* _Task brief_: Transcribe the material exactly. Images do not belong in the copy.

* _Data_:
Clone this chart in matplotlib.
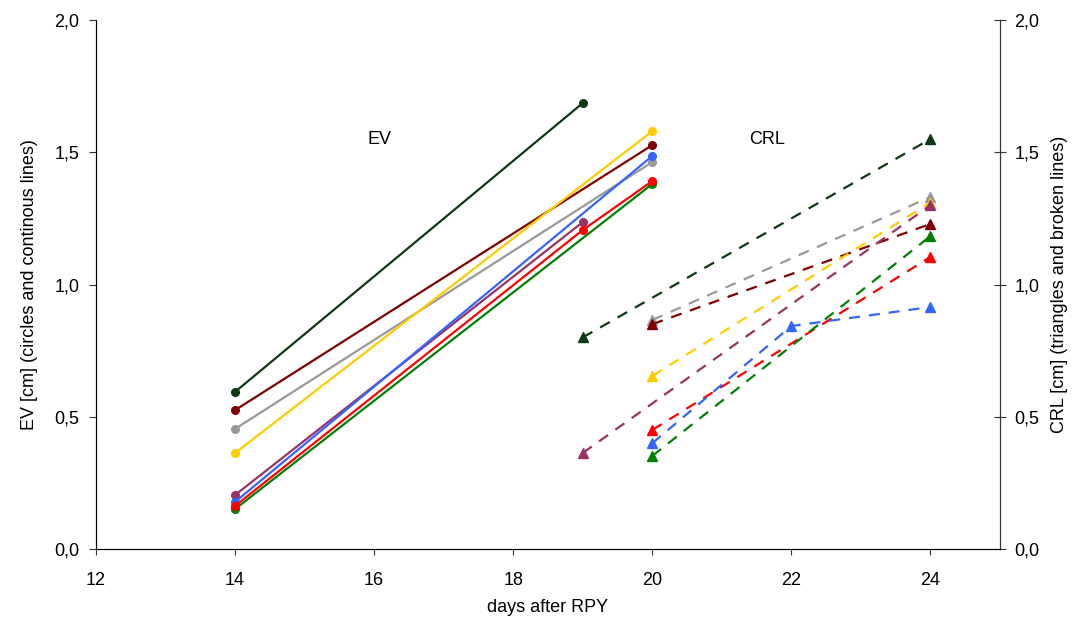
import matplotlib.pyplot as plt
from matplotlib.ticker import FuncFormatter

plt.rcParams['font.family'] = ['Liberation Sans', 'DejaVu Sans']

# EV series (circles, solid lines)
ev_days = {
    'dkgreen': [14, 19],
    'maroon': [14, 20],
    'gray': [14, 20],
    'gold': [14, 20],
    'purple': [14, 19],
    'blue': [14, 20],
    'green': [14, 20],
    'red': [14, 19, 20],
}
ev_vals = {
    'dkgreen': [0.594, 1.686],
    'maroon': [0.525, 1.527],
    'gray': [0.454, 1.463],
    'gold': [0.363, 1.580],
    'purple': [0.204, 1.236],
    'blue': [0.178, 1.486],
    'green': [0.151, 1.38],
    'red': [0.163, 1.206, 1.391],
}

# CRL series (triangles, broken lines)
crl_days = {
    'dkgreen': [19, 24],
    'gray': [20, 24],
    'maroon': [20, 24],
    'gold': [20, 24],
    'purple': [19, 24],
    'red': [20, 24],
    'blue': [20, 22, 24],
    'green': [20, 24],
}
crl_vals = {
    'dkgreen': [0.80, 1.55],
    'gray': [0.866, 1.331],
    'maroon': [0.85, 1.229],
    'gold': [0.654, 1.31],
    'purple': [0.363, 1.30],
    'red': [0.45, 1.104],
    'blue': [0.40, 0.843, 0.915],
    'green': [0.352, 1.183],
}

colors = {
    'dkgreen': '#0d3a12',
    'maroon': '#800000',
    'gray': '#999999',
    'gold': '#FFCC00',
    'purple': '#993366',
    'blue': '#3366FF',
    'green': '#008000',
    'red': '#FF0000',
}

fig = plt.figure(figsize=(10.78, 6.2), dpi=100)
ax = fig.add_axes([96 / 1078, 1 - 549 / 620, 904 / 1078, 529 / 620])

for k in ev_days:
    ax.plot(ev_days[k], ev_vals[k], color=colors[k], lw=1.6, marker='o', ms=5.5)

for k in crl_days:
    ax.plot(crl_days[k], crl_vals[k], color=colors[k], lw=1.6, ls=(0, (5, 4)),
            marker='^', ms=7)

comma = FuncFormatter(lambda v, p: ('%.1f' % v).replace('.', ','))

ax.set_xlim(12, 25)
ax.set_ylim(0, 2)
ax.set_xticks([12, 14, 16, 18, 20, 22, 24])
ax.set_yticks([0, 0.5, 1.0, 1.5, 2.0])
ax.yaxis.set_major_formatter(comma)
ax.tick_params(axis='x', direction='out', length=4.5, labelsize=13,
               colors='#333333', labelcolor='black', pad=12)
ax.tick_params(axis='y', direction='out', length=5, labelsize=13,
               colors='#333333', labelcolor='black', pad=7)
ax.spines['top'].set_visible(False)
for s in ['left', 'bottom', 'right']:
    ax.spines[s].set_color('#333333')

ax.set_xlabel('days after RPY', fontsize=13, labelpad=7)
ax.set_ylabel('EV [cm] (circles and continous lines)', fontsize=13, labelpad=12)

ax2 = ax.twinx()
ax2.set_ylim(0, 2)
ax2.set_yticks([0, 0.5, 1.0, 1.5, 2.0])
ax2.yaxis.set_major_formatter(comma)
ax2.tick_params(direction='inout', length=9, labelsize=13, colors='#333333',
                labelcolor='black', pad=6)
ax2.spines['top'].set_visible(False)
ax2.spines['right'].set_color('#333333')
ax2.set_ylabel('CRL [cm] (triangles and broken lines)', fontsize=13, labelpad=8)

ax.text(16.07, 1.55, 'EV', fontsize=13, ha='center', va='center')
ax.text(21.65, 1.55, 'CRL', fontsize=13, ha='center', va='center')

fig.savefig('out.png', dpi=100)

* _Output of the task_:
Clone this chart in matplotlib.
import matplotlib.pyplot as plt
from matplotlib.ticker import FuncFormatter

plt.rcParams['font.family'] = ['Liberation Sans', 'DejaVu Sans']

# EV series (circles, solid lines)
ev_days = {
    'dkgreen': [14, 19],
    'maroon': [14, 20],
    'gray': [14, 20],
    'gold': [14, 20],
    'purple': [14, 19],
    'blue': [14, 20],
    'green': [14, 20],
    'red': [14, 19, 20],
}
ev_vals = {
    'dkgreen': [0.594, 1.686],
    'maroon': [0.525, 1.527],
    'gray': [0.454, 1.463],
    'gold': [0.363, 1.580],
    'purple': [0.204, 1.236],
    'blue': [0.178, 1.486],
    'green': [0.151, 1.38],
    'red': [0.163, 1.206, 1.391],
}

# CRL series (triangles, broken lines)
crl_days = {
    'dkgreen': [19, 24],
    'gray': [20, 24],
    'maroon': [20, 24],
    'gold': [20, 24],
    'purple': [19, 24],
    'red': [20, 24],
    'blue': [20, 22, 24],
    'green': [20, 24],
}
crl_vals = {
    'dkgreen': [0.80, 1.55],
    'gray': [0.866, 1.331],
    'maroon': [0.85, 1.229],
    'gold': [0.654, 1.31],
    'purple': [0.363, 1.30],
    'red': [0.45, 1.104],
    'blue': [0.40, 0.843, 0.915],
    'green': [0.352, 1.183],
}

colors = {
    'dkgreen': '#0d3a12',
    'maroon': '#800000',
    'gray': '#999999',
    'gold': '#FFCC00',
    'purple': '#993366',
    'blue': '#3366FF',
    'green': '#008000',
    'red': '#FF0000',
}

fig = plt.figure(figsize=(10.78, 6.2), dpi=100)
ax = fig.add_axes([96 / 1078, 1 - 549 / 620, 904 / 1078, 529 / 620])

for k in ev_days:
    ax.plot(ev_days[k], ev_vals[k], color=colors[k], lw=1.6, marker='o', ms=5.5)

for k in crl_days:
    ax.plot(crl_days[k], crl_vals[k], color=colors[k], lw=1.6, ls=(0, (5, 4)),
            marker='^', ms=7)

comma = FuncFormatter(lambda v, p: ('%.1f' % v).replace('.', ','))

ax.set_xlim(12, 25)
ax.set_ylim(0, 2)
ax.set_xticks([12, 14, 16, 18, 20, 22, 24])
ax.set_yticks([0, 0.5, 1.0, 1.5, 2.0])
ax.yaxis.set_major_formatter(comma)
ax.tick_params(axis='x', direction='out', length=4.5, labelsize=13,
               colors='#333333', labelcolor='black', pad=12)
ax.tick_params(axis='y', direction='out', length=5, labelsize=13,
               colors='#333333', labelcolor='black', pad=7)
ax.spines['top'].set_visible(False)
for s in ['left', 'bottom', 'right']:
    ax.spines[s].set_color('#333333')

ax.set_xlabel('days after RPY', fontsize=13, labelpad=7)
ax.set_ylabel('EV [cm] (circles and continous lines)', fontsize=13, labelpad=12)

ax2 = ax.twinx()
ax2.set_ylim(0, 2)
ax2.set_yticks([0, 0.5, 1.0, 1.5, 2.0])
ax2.yaxis.set_major_formatter(comma)
ax2.tick_params(direction='inout', length=9, labelsize=13, colors='#333333',
                labelcolor='black', pad=6)
ax2.spines['top'].set_visible(False)
ax2.spines['right'].set_color('#333333')
ax2.set_ylabel('CRL [cm] (triangles and broken lines)', fontsize=13, labelpad=8)

ax.text(16.07, 1.55, 'EV', fontsize=13, ha='center', va='center')
ax.text(21.65, 1.55, 'CRL', fontsize=13, ha='center', va='center')

fig.savefig('out.png', dpi=100)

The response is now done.